Chi sarebbe esentato?

Secondo la proposta, l’esenzione riguarderebbe:

  • La concessionaria del servizio pubblico (la Rai),
  • I fornitori di servizi di media audiovisivi e radiofonici soggetti alla giurisdizione italiana (ad esempio, Mediaset e Sky),
  • Le testate giornalistiche online registrate presso il Tribunale di competenza.

Le motivazioni dell'emendamento

Forza Italia ha presentato questa proposta con l’obiettivo di “evitare ulteriori imposizioni fiscali nei confronti di quanti svolgono attraverso la rete Internet in Italia un’attività, la gran parte di informazione gratuita, e già sottoposta al prelievo fiscale”. L’idea alla base dell’emendamento è dunque quella di tutelare il settore dell’informazione e dell’intrattenimento nazionale, che svolge una funzione pubblica importante e già paga imposte per le sue attività.

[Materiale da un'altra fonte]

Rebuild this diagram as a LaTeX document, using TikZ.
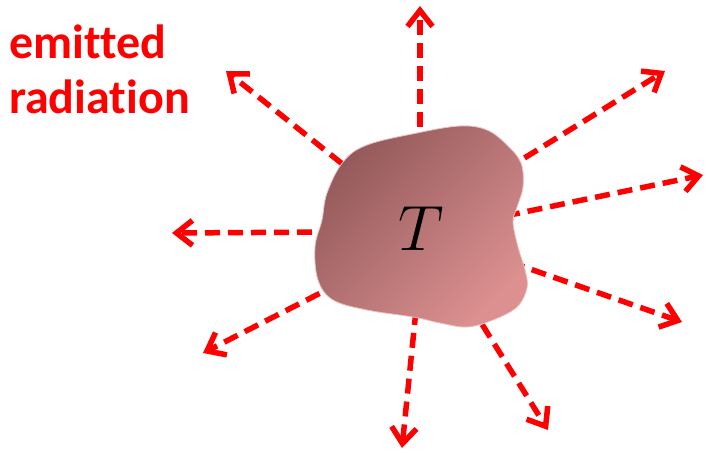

Inoltre, queste realtà, a differenza dei giganti del digitale come Google, Amazon o Facebook, si rivolgono per lo più a un pubblico nazionale e non si avvalgono della stessa capacità di sfruttare meccanismi di ottimizzazione fiscale a livello internazionale.

Cosa cambia nella Legge di Bilancio?

L’imposta sui servizi digitali, introdotta per la prima volta per tassare le multinazionali digitali su servizi come pubblicità online, trasmissione di dati e intermediazione di beni e servizi, era destinata a colpire le aziende con ricavi globali superiori a 750 milioni di euro e con almeno 5,5 milioni di fatturato generato in Italia da attività digitali. L'emendamento, però, intende escludere dal suo campo di applicazione i media tradizionali e online nazionali, considerati già fiscalmente contribuenti e con una missione pubblica spesso orientata alla diffusione dell’informazione gratuita.

Con l'adozione di questa modifica, la pressione fiscale si concentrerebbe sui grandi operatori internazionali, salvaguardando invece le attività di informazione e i servizi audiovisivi italiani. In pratica, si ritornerebbe allo status quo ante la presentazione del ddl Bilancio.

In audizione il ministro dell’Economia, Giancarlo Giorgetti, aveva spiegato che l’abolizione delle soglie di fatturato «elimina la caratteristica di “discriminazione” alla base della contestazione Usa che aveva originato ritorsioni commerciali al momento della sua introduzione».